My Brother Likes Green Apples, Not Red Apples

by: , October 5, 2020

© Photo by Hitter Rudolf

‘My Brother Likes Green Apples, Not Red Apples’ is a poem which follows my younger brother who is severely autistic. It observes his obsession with the news and his strained relationship with food during this pandemic. This poem is sad and at points heartbreakingly humorous given how important banal things are to my brother. It has an unusual but precise metre and works to connect taste and anxiousness. It expresses how both my world and my brother’s world have gently collided since I moved back in with my parents and this has resulted in different sensations and perceptions, but ultimately understanding.

The restrained graphical presentations of clinical vignettes of herbal tea and wrapped veg represent a containment against the chaos that threatens the differently ordered world of my brother.
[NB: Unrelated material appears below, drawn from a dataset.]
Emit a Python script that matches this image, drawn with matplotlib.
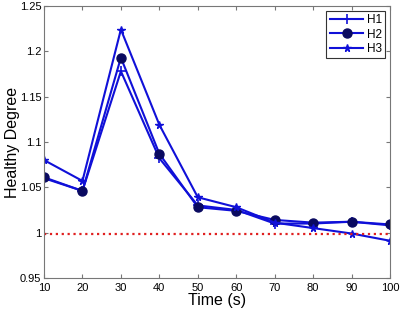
import matplotlib
matplotlib.use("Agg")
import matplotlib.pyplot as plt

plt.rcParams['font.family'] = ['Liberation Sans', 'DejaVu Sans']

time = [10, 20, 30, 40, 50, 60, 70, 80, 90, 100]
h1 = [1.060, 1.046, 1.178, 1.082, 1.030, 1.025, 1.010, 1.010, 1.012, 1.008]
h2 = [1.061, 1.046, 1.193, 1.087, 1.028, 1.024, 1.014, 1.011, 1.012, 1.009]
h3 = [1.080, 1.057, 1.224, 1.119, 1.039, 1.028, 1.011, 1.005, 0.999, 0.991]
threshold = 0.999
xticks = [10, 20, 30, 40, 50, 60, 70, 80, 90, 100]
yticks = [0.95, 1.0, 1.05, 1.1, 1.15, 1.2, 1.25]
yticklabels = ['0.95', '1', '1.05', '1.1', '1.15', '1.2', '1.25']

fig = plt.figure(figsize=(4.0, 3.13), dpi=100)
ax = fig.add_axes([0.11, 0.112, 0.865, 0.869])

blue = '#1010d8'
ax.plot(time, h1, color=blue, lw=1.5, marker='+', ms=7, mew=1.2, label='H1')
ax.plot(time, h2, color=blue, lw=1.5, marker='o', ms=6.5, mfc='#0a0a60', mec='#0a0a60', label='H2')
ax.plot(time, h3, color=blue, lw=1.5, marker='*', ms=5.5, mfc=blue, mec=blue, label='H3')
ax.axhline(threshold, color='#e02020', lw=1.6, ls=':')

ax.set_xlim(10, 100)
ax.set_ylim(0.95, 1.25)
ax.set_xticks(xticks)
ax.set_yticks(yticks)
ax.set_yticklabels(yticklabels)
ax.tick_params(direction='in', top=True, right=True, labelsize=8, length=3, color='#777777')
ax.tick_params(axis='x', pad=4)
ax.tick_params(axis='y', pad=2)
for s in ax.spines.values():
    s.set_color('#777777')
ax.set_xlabel('Time (s)', fontsize=11.5)
ax.set_ylabel('Healthy Degree', fontsize=11.5)
ax.yaxis.set_label_coords(-0.07, 0.5)
ax.xaxis.set_label_coords(0.5, -0.055)

leg = ax.legend(loc='upper right', fontsize=8.5, fancybox=False, edgecolor='#333333',
                framealpha=1, handlelength=2.8, borderaxespad=0.4, labelspacing=0.2,
                handletextpad=0.3, borderpad=0.3)
leg.get_frame().set_linewidth(0.8)

fig.savefig('out.png', dpi=100)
Due to his disability, my brother already had OCD tendencies and a restricted diet before COVID-19, and the virus has only intensified these things.

I wrote this poem because I want to see a systemic change. I feel anxious for my brother given his vulnerability and anxious about what it will mean to one day be his primary carer in a post-Covid 19 world. I also wanted to challenge my opposition to sentimentality, to push past the embarrassment I feel about most of my personal writing. It is the least I can do to try to help make the world a better place by participating in this special issue of MAI. I’ve never spoken about ASD in my work before. As a sister, I have felt a resistance towards bringing autism into that part of my life.

However, given how much my brother has done for me I need to represent his condition where he can’t. In writing this poem I have begun to realise just how much of an impression my brother has made on me whilst growing up. My work usually deals with political and environmental issues. I see now that my desire to encourage what is best for humanity is indebted to my brother. That my awareness of human suffering and optimism is indebted to my brother. I love my brother so much and want to see a system emerge that takes better care of and celebrates people like him. I would be nowhere without him.